I did find a replacement pair of slippers though, which means my old slippers can now take the place of my painting slippers, and my painting slippers can be relegated further down the pecking order of household footwear (which might even mean them fetching up in the bin).

Two hours of dodging the pouring rain (pouring sometimes from the sky, and other times from the edges and corners of various awnings and canopies) was enough for us, and we headed home around 11am. A fascinating place though, which we'll certainly return to when the weather is more conducive to a leisurely amble.

Friday, July 04, 2008

A day for getting plastered

An early start today for our plasterers. They were here at 7.45 and aimed to be finished by 2pm. A much faster job than I'd anticipated, and a welcome surprise because this was not only a day for getting the new lounge plastered, in another sense it was a day for getting ourselves plastered. It was the day of Pete's funeral.

I collected Nikki from work at quarter past eleven, giving us time to return home, change into funeral gear, and step across the road to wait outside the house with the slowly gathering family, friends and neighbours. By the time the hearse arrived about half an hour later, I counted over a hundred people in the crowd. Pete's coffin was piped out of the house and carried behind the hearse down the road, with us all walking solemnly behind.

As we rounded the corner and the church came into view, I was amazed to see at least another hundred people waiting outside, but my astonishment hit new levels when, after a few moments delay, we entered the church to find ANOTHER hundred people had already taken their seats.
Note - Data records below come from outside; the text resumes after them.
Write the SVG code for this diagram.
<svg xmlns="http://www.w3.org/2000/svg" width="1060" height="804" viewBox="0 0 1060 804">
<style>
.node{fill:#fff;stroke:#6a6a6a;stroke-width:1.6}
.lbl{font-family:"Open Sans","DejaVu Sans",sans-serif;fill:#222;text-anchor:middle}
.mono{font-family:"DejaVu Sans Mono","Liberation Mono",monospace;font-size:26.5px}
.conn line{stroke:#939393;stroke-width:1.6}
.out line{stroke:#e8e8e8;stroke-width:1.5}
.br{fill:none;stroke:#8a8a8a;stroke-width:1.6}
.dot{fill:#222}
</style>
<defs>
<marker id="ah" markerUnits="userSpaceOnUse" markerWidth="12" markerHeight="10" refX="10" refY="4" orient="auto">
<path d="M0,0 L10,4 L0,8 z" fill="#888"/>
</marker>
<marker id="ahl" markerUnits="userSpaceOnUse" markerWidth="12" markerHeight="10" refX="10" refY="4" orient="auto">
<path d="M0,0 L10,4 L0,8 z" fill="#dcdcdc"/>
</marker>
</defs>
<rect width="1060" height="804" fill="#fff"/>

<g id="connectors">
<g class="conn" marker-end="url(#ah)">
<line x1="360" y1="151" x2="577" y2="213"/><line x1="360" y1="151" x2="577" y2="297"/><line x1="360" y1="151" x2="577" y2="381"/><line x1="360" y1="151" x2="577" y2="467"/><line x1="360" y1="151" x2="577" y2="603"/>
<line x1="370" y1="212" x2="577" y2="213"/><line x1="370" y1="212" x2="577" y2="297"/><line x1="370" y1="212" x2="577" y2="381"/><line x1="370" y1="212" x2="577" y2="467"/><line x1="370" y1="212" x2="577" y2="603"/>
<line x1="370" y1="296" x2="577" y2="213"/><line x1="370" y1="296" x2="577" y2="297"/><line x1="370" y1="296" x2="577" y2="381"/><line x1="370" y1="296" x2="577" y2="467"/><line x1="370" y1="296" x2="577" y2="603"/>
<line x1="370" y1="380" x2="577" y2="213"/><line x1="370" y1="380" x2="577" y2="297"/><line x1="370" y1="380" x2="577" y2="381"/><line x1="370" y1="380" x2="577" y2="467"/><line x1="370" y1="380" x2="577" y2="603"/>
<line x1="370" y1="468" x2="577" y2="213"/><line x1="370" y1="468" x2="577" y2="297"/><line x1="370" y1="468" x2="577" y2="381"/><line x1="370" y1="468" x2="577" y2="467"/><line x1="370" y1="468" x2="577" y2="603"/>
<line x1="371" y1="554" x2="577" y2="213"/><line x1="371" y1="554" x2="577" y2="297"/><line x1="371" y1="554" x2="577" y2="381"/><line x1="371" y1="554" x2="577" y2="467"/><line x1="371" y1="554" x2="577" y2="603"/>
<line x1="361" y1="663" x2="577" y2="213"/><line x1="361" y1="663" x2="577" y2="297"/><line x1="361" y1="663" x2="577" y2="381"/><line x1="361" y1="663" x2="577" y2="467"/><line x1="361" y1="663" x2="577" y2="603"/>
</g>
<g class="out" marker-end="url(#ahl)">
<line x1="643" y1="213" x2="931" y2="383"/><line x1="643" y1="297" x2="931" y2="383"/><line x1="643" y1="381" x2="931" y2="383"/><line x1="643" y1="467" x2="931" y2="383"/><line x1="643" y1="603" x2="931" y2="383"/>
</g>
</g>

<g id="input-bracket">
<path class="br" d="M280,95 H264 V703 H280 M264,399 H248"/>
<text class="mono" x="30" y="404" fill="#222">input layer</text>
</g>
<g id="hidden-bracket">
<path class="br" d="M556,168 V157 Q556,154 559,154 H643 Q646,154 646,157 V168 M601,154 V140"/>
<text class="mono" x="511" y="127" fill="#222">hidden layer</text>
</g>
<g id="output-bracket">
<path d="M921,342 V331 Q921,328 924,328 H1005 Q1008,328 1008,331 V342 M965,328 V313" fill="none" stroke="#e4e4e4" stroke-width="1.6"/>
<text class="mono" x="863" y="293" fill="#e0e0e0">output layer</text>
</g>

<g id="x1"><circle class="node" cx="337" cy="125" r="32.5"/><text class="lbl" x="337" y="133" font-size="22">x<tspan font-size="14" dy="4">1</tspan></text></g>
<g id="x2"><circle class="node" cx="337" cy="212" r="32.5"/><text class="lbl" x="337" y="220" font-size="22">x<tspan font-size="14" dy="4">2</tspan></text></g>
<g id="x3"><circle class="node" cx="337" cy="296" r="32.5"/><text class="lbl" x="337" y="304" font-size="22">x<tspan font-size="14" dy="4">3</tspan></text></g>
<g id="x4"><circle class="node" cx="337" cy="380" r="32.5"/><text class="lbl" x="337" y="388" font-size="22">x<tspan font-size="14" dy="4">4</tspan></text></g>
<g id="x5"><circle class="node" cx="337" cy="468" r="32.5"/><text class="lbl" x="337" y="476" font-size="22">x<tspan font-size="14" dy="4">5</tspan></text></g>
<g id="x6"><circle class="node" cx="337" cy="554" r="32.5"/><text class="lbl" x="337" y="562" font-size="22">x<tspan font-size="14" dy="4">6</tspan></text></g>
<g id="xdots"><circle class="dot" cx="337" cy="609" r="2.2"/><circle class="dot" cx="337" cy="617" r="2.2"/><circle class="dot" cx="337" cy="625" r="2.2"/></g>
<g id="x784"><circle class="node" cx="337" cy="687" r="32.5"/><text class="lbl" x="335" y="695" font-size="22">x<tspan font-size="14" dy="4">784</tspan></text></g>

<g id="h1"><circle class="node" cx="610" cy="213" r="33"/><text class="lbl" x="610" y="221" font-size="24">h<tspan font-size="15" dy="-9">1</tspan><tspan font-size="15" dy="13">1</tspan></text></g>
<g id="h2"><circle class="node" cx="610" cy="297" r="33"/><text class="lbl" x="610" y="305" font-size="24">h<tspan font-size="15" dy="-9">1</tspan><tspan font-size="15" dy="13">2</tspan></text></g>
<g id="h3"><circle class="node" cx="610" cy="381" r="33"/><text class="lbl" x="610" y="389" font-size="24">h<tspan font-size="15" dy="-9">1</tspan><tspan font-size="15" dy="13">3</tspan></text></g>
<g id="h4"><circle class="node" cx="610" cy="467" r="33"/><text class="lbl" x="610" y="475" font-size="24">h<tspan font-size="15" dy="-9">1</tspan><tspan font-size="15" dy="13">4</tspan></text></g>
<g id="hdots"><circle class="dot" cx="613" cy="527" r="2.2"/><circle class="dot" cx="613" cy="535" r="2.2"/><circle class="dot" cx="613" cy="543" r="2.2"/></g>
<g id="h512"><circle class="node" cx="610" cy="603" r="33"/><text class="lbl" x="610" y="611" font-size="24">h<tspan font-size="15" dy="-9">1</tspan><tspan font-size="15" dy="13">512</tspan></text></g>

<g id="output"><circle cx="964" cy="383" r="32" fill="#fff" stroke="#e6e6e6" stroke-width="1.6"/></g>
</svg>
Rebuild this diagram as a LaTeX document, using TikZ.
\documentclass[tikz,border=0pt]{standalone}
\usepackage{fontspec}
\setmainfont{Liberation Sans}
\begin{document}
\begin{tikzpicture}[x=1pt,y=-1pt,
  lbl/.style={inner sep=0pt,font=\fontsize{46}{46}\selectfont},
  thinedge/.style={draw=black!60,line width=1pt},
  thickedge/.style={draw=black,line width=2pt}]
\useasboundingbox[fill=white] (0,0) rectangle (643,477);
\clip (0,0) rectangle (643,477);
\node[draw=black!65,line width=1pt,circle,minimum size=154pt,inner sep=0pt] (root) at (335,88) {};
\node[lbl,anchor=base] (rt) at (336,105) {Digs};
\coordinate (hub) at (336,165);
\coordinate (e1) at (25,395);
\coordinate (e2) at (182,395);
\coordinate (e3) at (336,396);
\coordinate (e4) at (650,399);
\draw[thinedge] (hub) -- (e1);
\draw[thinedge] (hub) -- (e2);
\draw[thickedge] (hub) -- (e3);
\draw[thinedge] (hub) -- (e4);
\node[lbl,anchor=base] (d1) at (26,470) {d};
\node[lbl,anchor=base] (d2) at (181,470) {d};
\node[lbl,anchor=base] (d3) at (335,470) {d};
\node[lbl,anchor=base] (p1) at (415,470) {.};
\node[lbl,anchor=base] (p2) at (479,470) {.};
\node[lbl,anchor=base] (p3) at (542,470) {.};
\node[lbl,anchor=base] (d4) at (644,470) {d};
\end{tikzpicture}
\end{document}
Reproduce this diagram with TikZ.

A man who made his mark on many, many lives, Pete was given the kind of send-off most of us can only dream about.

The service was as nice as it was possible to be, given the sombre nature of the occasion. The priest did a very good job of explaining what was happening for those of us in the congregation not familiar with Catholic ritual, and also for the younger people there, so they weren't confused by the strange symbolism and incantations. My own views on this kind of event can wait for a more appropriate time to be expressed, because this was a day for Pete's friends and family, and in the end, who am I to question another person's beliefs? If the ritual brings them any comfort, then that can only be a good thing.

All told we were in the church for something approaching 90 minutes, which gave us time between the service and the wake, when the family and closest friends headed off to the cemetery to inter the coffin, to pop back home and see how the plastering was coming along.

With accuracy born of long experience, the men were virtually spot on with their estimate, and by the time we arrived home at about 1.45pm they had almost finished tidying up, and the room looked like this. Even in this state, it is so much more relaxing to walk into. To not have the glaring, angry, untidy look of the original paint, and to have the old, wobbly, dowel corners replaced with crisp modern angles just makes me feel calm.

Nikki fetched the colour chart and surprisingly the wet plaster was an almost perfect match to the chocolate colour we've chosen as the main colour for the walls. That copper colour on the picture rails will go - they'll be white - but apart from that, the photo above should be a pretty close approximation to the finished look.

We waited a few minutes for the plasterers to collect the last of their gear before locking up and walking back to the pub where the wake was being held. Almost all of the 300 throng appeared to have stayed behind to raise a glass in memory of Pete. I was only sorry I could only stay for one, but I left Nikki to represent our household and our "branch" of the neighbours' fraternity, while I headed off to pick up my lovely daughters for their weekend visit.